The move is their own choice, not precipitated by any health emergency. They want to settle into a place with transportation, meals, housekeeping, recreation and other services, available to use as they need them in the coming years.
They have been going through their attic, basement, garage, and five rooms, choosing what to bring with them, what to send to our home, what to give to each of my two sisters, and what to donate to charity.
There is one important heirloom that they can’t bring with them or give to anyone – a rosebush.
Beside every home that they have shared for 53 years, my parents have transplanted a rosebush that grew next to my mother’s childhood home in Hoosac Tunnel, Massachusetts.
This is not a spindly, delicate, high-maintenance, hybrid tea rose, but a rose bush that is only a generation away from its wild cousins. Its stems are thick with thorns and its leaves are more abundant and a fresher, brighter green than the florist kinds of roses. Its blossoms have deep pink petals, which open in the sun to reveal a large cluster of yellow stamens, heavy with pollen. Unlike highly cultivated varieties, these roses’ scent is intense and attracts many bumblebees, who drink the nectar, busily fill the pollen sacs on their legs, fly to their nest, and then return for more. In testament to the work of the bees, when the petals flutter down to the ground below the bush, it produces large, bright red rose hips that decorate the branches for months.
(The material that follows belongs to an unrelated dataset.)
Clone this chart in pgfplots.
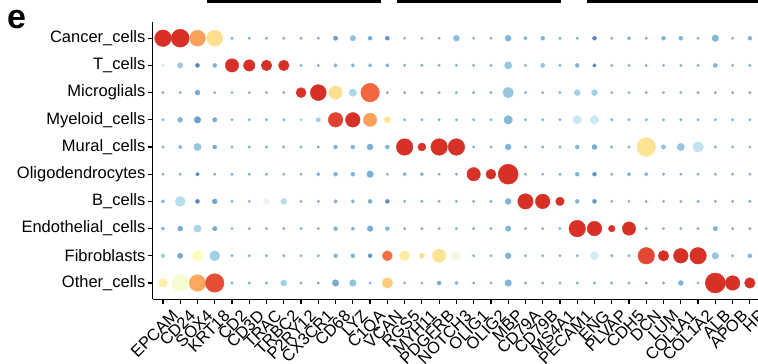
\documentclass[border=0pt]{standalone}
\usepackage{pgfplots}
\pgfplotsset{compat=1.18}
\usepackage{pgfplotstable}
\usepackage{fontspec}
\setmainfont{Liberation Sans}
\pgfplotsset{colormap={rdylbu}{rgb255=(69,117,180) rgb255=(116,173,209) rgb255=(171,217,233) rgb255=(224,243,248) rgb255=(255,255,191) rgb255=(254,224,144) rgb255=(253,174,97) rgb255=(244,109,67) rgb255=(215,48,39)}}
\pgfplotstableread{
g r0 c0 r1 c1 r2 c2 r3 c3 r4 c4 r5 c5 r6 c6 r7 c7 r8 c8 r9 c9
0 8.3 8 1.3 2.5 1.3 1.2 1.3 1.2 1.3 1.2 1.3 1.2 1.8 1.2 1.8 1.2 2.0 1.8 4.3 4.5
1 9 8 2.8 1.7 1.3 1.2 2.5 1.2 1.8 1.2 1.3 1.2 5 2.2 2.5 1.0 2.7 1.0 8.3 3.7
2 8 6.2 2 0.3 2.5 1 3.3 0.8 3.7 1.6 1.8 0.3 2 0.3 3.7 1.9 5.3 4.1 8.3 6.1
3 8 5 2 1.1 1.3 1.2 2.2 1.0 2 1.0 1.3 1.2 2.5 0.9 2.2 1.0 5 1.8 9.3 7.5
4 1.3 1.2 6.7 8 1.3 1.2 1.3 1.2 1.3 1.2 1.3 1.2 1.3 1.2 1.3 1.2 1.3 1.2 1.3 1.2
5 1.3 1.2 5.7 8 1.3 1.2 1.3 1.2 1.3 1.2 1.3 1.2 1.3 1.2 1.3 1.2 1.3 1.2 1.3 1.2
6 1.3 1.2 5.3 8 1.3 1.2 1.3 1.2 1.3 1.2 1.3 1.2 3 3.3 1.3 1.2 1.3 1.2 1.3 1.2
7 1.3 1.2 5.3 8 1.3 1.2 1.3 1.2 1.3 1.2 1.3 1.2 3 2.2 1.3 1.2 1.3 1.2 3 1.8
8 1.3 1.2 1.3 1.2 5 8 1.3 1.8 1.3 1.2 1.3 1.2 1.3 1.2 1.3 1.2 1.3 1.2 1.3 1.2
9 1.3 1.2 1.3 1.2 8 8 2.2 1.8 1.3 1.2 1.8 1.2 1.3 1.2 1.3 1.2 1.3 1.2 1.3 1.2
10 2.2 0.8 1.8 1.2 6.7 5 7.3 7.7 2 1.2 2 1.2 1.8 1.2 2 1.2 2 1.2 3.3 1.0
11 2.8 1.5 1.8 1.2 3.7 2 7.3 8 2 1.2 2 1.2 1.8 1.2 1.8 1.2 2 1.2 3.3 1.5
12 2 1 1.8 1.2 9.3 7.1 6.7 6.2 3 1.1 3.3 1.1 2 1.1 2.8 1.0 2 0.6 1.3 1.2
13 2 0.5 1.8 1.2 1.3 1.2 3.3 4.8 2 1.2 1.3 1.2 2 0.5 2 1.2 5 7 5.3 5.4
14 1.3 1.2 1.3 1.2 1.3 1.2 1.3 1.2 8.3 8 1.8 1.2 1.3 1.2 1.3 1.2 5 4.6 1.3 1.2
15 1.3 1.2 1.3 1.2 1.3 1.2 1.3 1.2 4 8 1.8 1.2 1.3 1.2 1.3 1.2 2.7 5 1.3 1.2
16 1.3 1.2 1.3 1.2 1.3 1.2 1.3 1.2 8.3 8 1.3 1.2 1.3 1.2 1.3 1.2 6.7 4.9 2 1.0
17 3 1.4 1.3 1.2 1.3 1.2 1.3 1.2 8.3 8 1.3 1.2 1.3 1.2 1.3 1.2 4.5 3.5 1.8 1.2
18 1.3 1.2 1.3 1.2 1.3 1.2 1.3 1.2 1.3 1.2 6.7 8 1.3 1.2 1.3 1.2 1.3 1.2 1.3 1.2
19 1.3 1.2 1.3 1.2 1.3 1.2 1.3 1.2 1.3 1.2 5 8 1.3 1.2 1.3 1.2 1.3 1.2 1.3 1.2
20 3 1.2 3.7 1.6 5.3 1.6 4.3 1.3 3 1.2 10 8 3 1.2 2.7 1.2 3 1.2 3.3 1.2
21 1.8 1.2 1.3 1.2 1.3 1.2 1.3 1.2 1.3 1.2 1.3 1.2 7.7 8 1.3 1.2 1.3 1.2 1.3 1.2
22 2 1.2 2.2 1.6 1.3 1.2 1.3 1.2 1.3 1.2 1.3 1.2 7.3 8 1.3 1.2 1.3 1.2 1.3 1.2
23 1.3 1.2 1.3 1.2 1.3 1.2 1.3 1.2 1.3 1.2 1.3 1.2 4.3 8 1.3 1.2 1.3 1.2 1.3 1.2
24 1.3 1.2 2 1.2 3 1.8 4.3 2.6 2 1.2 2 1.2 2 1.2 8.3 8 1.3 1.2 1.3 1.2
25 2 0.3 1.8 0.3 3 1.8 4.3 2.6 2.5 1.0 2 0.6 2 0.6 7.3 8 4 2.7 1.3 1.2
26 1.3 1.2 1.3 1.2 1.3 1.2 1.3 1.2 1.3 1.2 1.3 1.2 1.3 1.2 3.3 8 1.3 1.2 1.3 1.2
27 1.8 1.2 1.3 1.2 1.3 1.2 1.3 1.2 1.3 1.2 1.8 1.2 1.3 1.2 6.7 8 1.3 1.2 1.3 1.2
28 1.3 1.2 1.3 1.2 1.3 1.2 1.3 1.2 9.3 4.9 1.8 1.2 1.3 1.2 1.3 1.2 8.3 7.6 1.3 1.2
29 2 1.2 1.3 1.2 1.3 1.2 1.3 1.2 2.2 1.5 1.3 1.2 1.3 1.2 1.3 1.2 5.3 8 1.3 1.2
30 2 1.2 1.3 1.2 1.3 1.2 1.3 1.2 3.7 1.6 1.3 1.2 1.3 1.2 1.3 1.2 7.3 8 2.5 1.2
31 1.3 1.2 1.3 1.2 1.3 1.2 1.3 1.2 5.3 2.4 1.3 1.2 1.3 1.2 1.3 1.2 8.3 8 1.3 1.2
32 3.3 1.3 2 1.2 1.3 1.2 1.3 1.2 1.3 1.2 1.3 1.2 1.3 1.2 2.2 1.2 3.3 1.6 10 8
33 1.3 1.2 1.3 1.2 1.3 1.2 1.3 1.2 1.3 1.2 1.3 1.2 1.3 1.2 1.3 1.2 1.3 1.2 7.3 8
34 2 1.2 1.3 1.2 1.3 1.2 1.3 1.2 1.3 1.2 1.3 1.2 1.3 1.2 1.3 1.2 2 1.2 5.3 8
}\data
\begin{document}
\begin{tikzpicture}
\useasboundingbox (0,0) rectangle (758pt,364pt);
\clip (0,0) rectangle (758pt,364pt);
\begin{axis}[
  at={(152.6pt,64.7pt)}, anchor=south west,
  scale only axis, width=607.6pt, height=277.4pt,
  xmin=-0.6, xmax=34.6, ymin=-0.6, ymax=9.6,
  axis lines*=left,
  axis line style={black, line width=1.3pt},
  tick align=outside, major tick length=5pt,
  tick style={black, line width=1.2pt},
  xtick={0,...,34},
  xticklabels={EPCAM,CD24,SOX4,KRT18,CD2,CD3D,TRAC,TRBC2,P2RY12,CX3CR1,CD68,LYZ,C1QA,VCAN,RGS5,MYH11,PDGFRB,NOTCH3,OLIG1,OLIG2,MBP,CD79A,CD79B,MS4A1,PECAM1,ENG,PLVAP,CDH5,DCN,LUM,COL1A1,COL1A2,ALB,APOB,HP},
  ytick={0,...,9},
  yticklabels={Other\_cells,Fibroblasts,Endothelial\_cells,B\_cells,Oligodendrocytes,Mural\_cells,Myeloid\_cells,Microglials,T\_cells,Cancer\_cells},
  yticklabel style={font=\fontsize{16.5}{18}\selectfont, anchor=east, inner sep=2pt},
  xticklabel style={font=\fontsize{16.5}{18}\selectfont, xshift=8pt, yshift=-3pt, rotate=45, anchor=north east, inner sep=1pt},
  colormap name=rdylbu, point meta min=0, point meta max=8,
]
\pgfplotsinvokeforeach{0,...,9}{
  \addplot[scatter, only marks, mark=*,
    scatter/use mapped color={draw=mapped color, fill=mapped color},
    point meta=\thisrow{c#1},
    visualization depends on={\thisrow{r#1} \as \rr},
    scatter/@pre marker code/.append style={/tikz/mark size=\rr}]
    table[x=g, y expr=9-#1] {\data};
}
\end{axis}
\node[font=\bfseries\fontsize{34}{34}\selectfont, anchor=base west, inner sep=0pt] at (7pt,335pt) {e};
\draw[line width=2.5pt] (208pt,368pt) -- (208pt,362.5pt) -- (380pt,362.5pt) -- (380pt,368pt);
\draw[line width=2.5pt] (398pt,368pt) -- (398pt,362.5pt) -- (560pt,362.5pt) -- (560pt,368pt);
\draw[line width=2.5pt] (588pt,368pt) -- (588pt,362.5pt) -- (760pt,362.5pt);
\end{tikzpicture}
\end{document}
Planted at their current home with its slightly warmer climate, the bush has grown very large and often produces a second round of blossoms in late summer. It is also part of the landscaping of their house, and as such, is being sold along with it. Given its current size, it also could not be transplanted again without serious damage to its roots.
This heirloom rose bush will still be close to our family, though. Fifteen years ago, we transplanted a shoot from the rose next to our own home, where it has thrived. Now we will propagate a new bush from it and put it in a container that my parents can keep on the little deck off their living room at the apartment.
It should be ready to bud a few weeks after their 54th anniversary.